Um dos principais mecanismos de proteção de florestas e da biodiversidade é a criação de áreas protegidas, como Unidades de conservação (UC) e Terras Indígenas (TI). Entretanto, alimentado por decisões políticas do Brasil, que paralisou novas demarcações e desmonta sistematicamente seus sistemas de proteção, o desmatamento voltou a crescer, em uma corrida alucinada pela ocupação ilegal do território.
Em 2019, o desmatamento da Amazônia aumentou 30%, segundo dados do Prodes, com crescimento expressivo em UCs (55%) e TIs (62%). E a tendência é que 2020 siga o mesmo caminho. De janeiro a abril, os alertas de desmatamento na Amazônia acumulam alta de 62%, de acordo com o Deter, e dentro de UCs este aumento já chega a 167%, na comparação com o mesmo período do ano passado.
Em uma série de denúncias, o Greenpeace Brasil vai mostrar como grileiros, madeireiros e pecuaristas vêm aproveitando o clima político favorável ao crime, para avançar sobre imensas áreas de floresta, colocando em risco espécies únicas da biodiversidade brasileira.
Quem derruba a floresta? Que espécies estão em risco? Como o fruto do crime chega a mercados nacionais e internacionais? É isso que vamos revelar nesta investigação sobre o Parque Estadual da Serra Ricardo Franco, no Mato Grosso, onde uma floresta que deveria estar protegida vem sendo trocada por pasto e a fauna substituída por bois.

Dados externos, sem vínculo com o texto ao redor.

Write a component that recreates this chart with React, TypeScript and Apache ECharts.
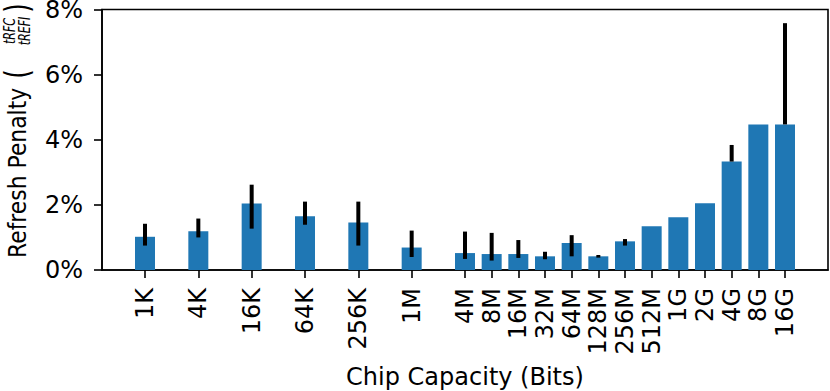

O Parque Estadual Serra Ricardo Franco foi criado para preservar a biodiversidade da região. Mas desde sua criação sofre com o desmatamento e avanço da pecuária
O Parque Estadual da Serra Ricardo Franco foi criado em 1997, abrangendo 158 mil hectares, na fronteira do Brasil mato-grossense com a Bolívia, com o objetivo de “proteger os recursos hídricos e a viabilidade de movimentação das espécies da fauna nativa, preservando amostras dos ecossistemas existentes na área e proporcionando oportunidades controladas para o uso do público”, como diz o decreto que o criou (1.796/1997).
Ele fica em uma região em que o Cerrado, o Pantanal e a Amazônia se encontram. Uma área de transição ambiental, onde diferentes vegetações e espécies animais interagem, dando origem a uma biodiversidade única e ainda pouco conhecida pela ciência, principalmente por falta de incentivo à pesquisa.
Na região foram identificadas 472 espécies de aves, o que equivale a aproximadamente um quarto de todas as espécies de aves identificadas no Brasil. Espécies como a Sporophila nigrorufa, popularmente conhecida como caboclinho-do-sertão, que é classificada como “vulnerável” na Lista Vermelha de Espécies Ameaçadas da International Union for Conservation of Nature (IUCN).
O local também é rico em outras espécies da fauna, entre elas mamíferos ameaçados, como a ariranha (Pteronura brasiliensis) e o tamanduá-bandeira (Myrmecophaga tridactyla), o maior dentre os tamanduás.
Apesar de toda sua importância para a biodiversidade, o parque nunca foi devidamente implementado pelo governo do Mato Grosso e suas florestas e animais sofrem com o desmatamento para abertura de pastagens.
Mais de 38 mil hectares (ha) da área que deveria estar sob a condição de proteção integral foram desmatados, dos quais quase 13 mil hectares (33%) ocorreram após a criação do Parque. No total, 24% da área do parque encontra-se desmatada. Além disso, 71% de toda sua extensão tem sobreposições com o Cadastro Ambiental Rural (CAR) e muitas destas “fazendas” produzem gado, que é vendido para mercados além dos mares, na Europa, Ásia e Oriente Médio.